39 – Climate change and grain production: winners and losers

13 November, 2019

by Professor Ross Kingwell – AEGIC Chief Economist.

Climate change is projected to have a range of impacts on global crop production. Australian grain production faces the challenge of adverse climate change. Similarly, some parts of the USA, Canada, southern Europe and India also face the prospect of adverse climate change. Conversely, for some grain exporters like Argentina and Russia, they face the prospect of beneficial, rather than adverse, climate change.

The view widely held by scientists engaged in studying global climate is that we are entering a warming period in which the atmospheric concentration of CO2 will be higher and so rainfall and plant growth will alter. The exact ways that plant growth will alter are difficult questions to answer and so scientists use a range of global climate models coupled with crop simulation models to gauge the possible range of yield outcomes.

Many scientific institutions and collaborations have collected data and constructed models to deliver greater insight about the possible impacts of projected climate change on crop production. Drawing on those models is research by Liu et al (2013). These researchers used four different global circulation models and considered two contrasting scenarios for future CO2 emissions, to assess how future production of wheat, maize and rice might alter. So, these researchers examined eight different climate scenarios and contrasted their impact on the production of the world’s three main crop types in the 2030s relative to the 1990s.

Their main findings are shown in chart one as either decreases or increases in crop production, with the degree of confidence in the direction of change also being noted.

Chart One. Impact of projected climate change on crop production in the 2030s
Source: Liu J, Folberth C, Yang H, Röckström J, Abbaspour K, Zehnder, A. (2013) A global and spatially explicit assessment of climate change impacts on crop production and consumptive water use. PLoS ONE 8(2): e57750.

Note, their findings make no allowance for technology or plant breeding improvements over the next decade. Their results simply highlight how a change in global climate is liable to affect crop production across the globe. The 3 crops considered, wheat, maize and rice, provide more than 60% of human dietary calorie intake either via direct consumption or as feed grains to produce livestock products. It’s highly likely that these crops will continue to account for the bulk of the future human food supply because of the persistence of food customs, the high R&D investment in these grains, and the ease of growing, storing and transporting these grains.

Liu et al (2013) found that major grain exporting regions such as Canada’s southern prairies, the USA corn-belt, southern Brazil and southern Australia were likely to suffer from adverse climate change, with declines in crop production being likely (assuming no offsetting innovation from plant breeding or cropping technologies). However, some other grain export regions such as Argentina, central and northern Europe, western Russia and the northern parts of Canada’s prairies were forecast to be advantaged by climate change. India’s main grain producing region in its north was found also to be adversely affected, whilst China mostly was found to be advantaged by projected climate change.
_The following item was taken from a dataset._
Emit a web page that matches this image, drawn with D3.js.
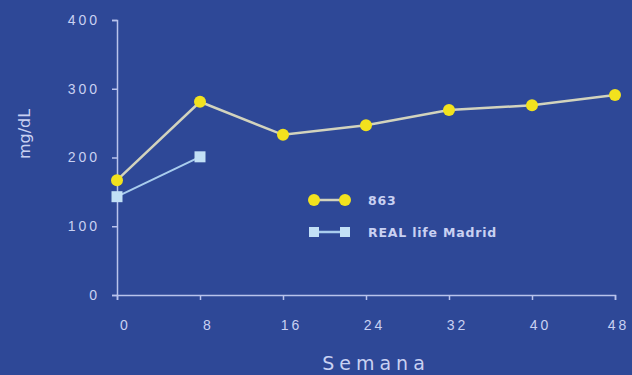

These researchers found that climate change will result in an increase in cropland suitability in the higher latitudes of the northern hemisphere whilst the tropics will lose some land suitability, mostly for maize production. In Australia, apart from the higher rainfall southern or northern fringes, much of the current crop lands face a worsening in their climate for crop production over the next few decades. In many other important grain-growing regions, such as the USA corn-belt, southern Brazil and northern India, which face similar future climatic adversity, investment in crop breeding, cropping technology and agronomic research will be essential to underpin the prosperity of grain production. Innovations like heat tolerance of plants during grain-filling, soil moisture mapping, water-harvesting tillage and improved weed control are all examples of changes that assist crop production in the face of a changing climate.

Worth noting is Liu et al’s conclusion that despite the projected changes in climate, world agriculture should face no major constraints to produce the food it needs for its future population, provided that agricultural R&D, investment and appropriate policies facilitate a sustainable intensification of crop production. These technologies and investments make feeding the future global population possible.